The APRM recommends that African governments should address IFFs to maximise their tax revenues, keep resources within their countries, and prevent criminal activities. The high-level panel on IFFs recommends that continental and regional bodies develop a systematic and coherent anti-IFFs project.
Africa as largest receiver of official development assistance or aid is a direct consequence of the large outflows of money and colonial legacies. However well intentioned, aid can have the effect of weakening national autonomy, creating a reliance on donors and the implementation of policies and projects deemed essential by external forces, instead of the public.
The APRM recommends that countries increase their own revenue collection and make use of their natural resources more effectively, to become less dependent on foreign aid.
An important consideration for Africa to become more prosperous is the need to diversify away from the reliance on the primary sector, mining and agriculture, with greater focus on industrialisation and cross-border value chains to promote regional integration and the movement of goods and services.
Governments are also encouraged to establish strong regulatory and legal mechanisms for businesses that require them to address fundamental and structural economic challenges beyond their corporate social investment projects.
The continent has been rife with examples of international companies — especially in the mining sector — flouting regulations, which they would not dare try when operating in developed nations, due to their strong legal frameworks. This has a profound impact on people and the environment.
Nineteen AU member states have established a collaborative network called the Corporate Governance Network that aims to enhance their institutional capacity towards the sustainable development of public- and privately-owned corporations.
The rise of regional blocs
The eight regional blocs play a role in creating continental integration, the expansion of infrastructure across borders, peace and security while being sensitive to regional, language and cultural nuances.
To improve governance in Africa, the report advises the AU and the regional blocs should co-ordinate and harmonise their policies, programmes and activities. There are often overlaps, with some countries belonging to several regional communities, which hinders the implementation of their plans.
The AU’s member states are encouraged to sign and ratify the agreement establishing the African Continental Free Trade Area. This is a major goal of the Agenda 2063 and has been called an economic “game changer” for the continent by the International Monetary Fund.
Of the 55 AU members, the only signature that is still outstanding is Eritrea’s.
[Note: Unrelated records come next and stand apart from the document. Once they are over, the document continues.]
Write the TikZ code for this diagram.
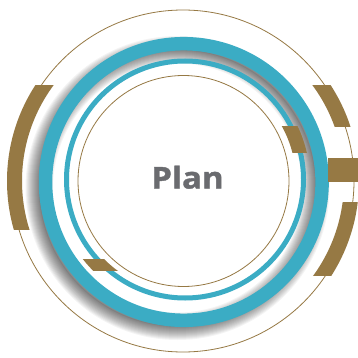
\documentclass[tikz,border=0pt]{standalone}
\usepackage{fontspec}
\setmainfont{Open Sans}
\newfontfamily\planfont{Open Sans}[BoldFeatures={FakeBold=1.2}]
\definecolor{tealc}{RGB}{59,172,196}
\definecolor{brownc}{RGB}{150,121,68}
\definecolor{textg}{RGB}{106,107,111}
\begin{document}
\begin{tikzpicture}[x=1pt,y=-1pt,
  thinbrown/.style={draw=brownc, line width=0.8pt},
  seg/.style={fill=brownc, even odd rule},
  shadowring/.style={fill=black, opacity=0.042, even odd rule}]
\useasboundingbox[fill=white] (0,0) rectangle (358,358);
\coordinate (C) at (183,181);
% thin brown circles
\draw[thinbrown] (C) circle (171pt);
\draw[thinbrown] (183.5,181) circle (105.5pt);
% soft shadow of the thick ring
\coordinate (S) at (177.5,188);
\foreach \s in {-7,...,7}{
  \fill[shadowring] (S) circle ({145pt+1pt*\s}) (S) circle ({131.5pt-1pt*\s});
}
% teal rings
\draw[tealc, line width=5pt] (185,179.5) circle (118.5pt);
\draw[tealc, line width=13.5pt] (183.8,182) circle (138.3pt);
% brown outer segments
\begin{scope}
  \clip (0,86) rectangle (183,229);
  \fill[seg] (C) circle (176pt) (C) circle (161pt);
\end{scope}
\begin{scope}
  \clip (183,86) rectangle (360,127);
  \fill[seg] (C) circle (176pt) (C) circle (161pt);
\end{scope}
\begin{scope}
  \clip (183,202) rectangle (360,275);
  \fill[seg] (C) circle (176pt) (C) circle (161pt);
\end{scope}
\fill[brownc] (328,158) rectangle (358,182);
% small inner blocks
\begin{scope}
  \clip (183,127) rectangle (360,152);
  \fill[seg] (C) circle (127pt) (C) circle (113pt);
\end{scope}
\begin{scope}
  \clip (0,259) rectangle (183,270);
  \fill[seg] (C) circle (127pt) (C) circle (111pt);
\end{scope}
% text
\node[anchor=base, inner sep=0pt, text=textg, font=\planfont\bfseries\fontsize{30}{30}\selectfont, xscale=1.1] (plan) at (187.5,188.5) {Plan};
\end{tikzpicture}
\end{document}
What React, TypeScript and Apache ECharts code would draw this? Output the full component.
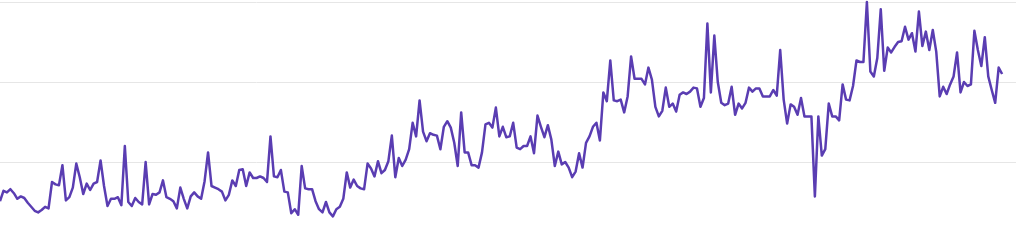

Africa’s biggest economy, Nigeria, joined the common market in July. The country had previously been reluctant to sign the agreement, citing concerns over cheap imports flooding its local market.
Just 15% to 18% of all trade in Africa is intra-continental. The free trade area will promote the free movement of goods, but there have been warnings that the expected positive impact will not be felt immediately due to infrastructure bottlenecks and the slow speed of implementation.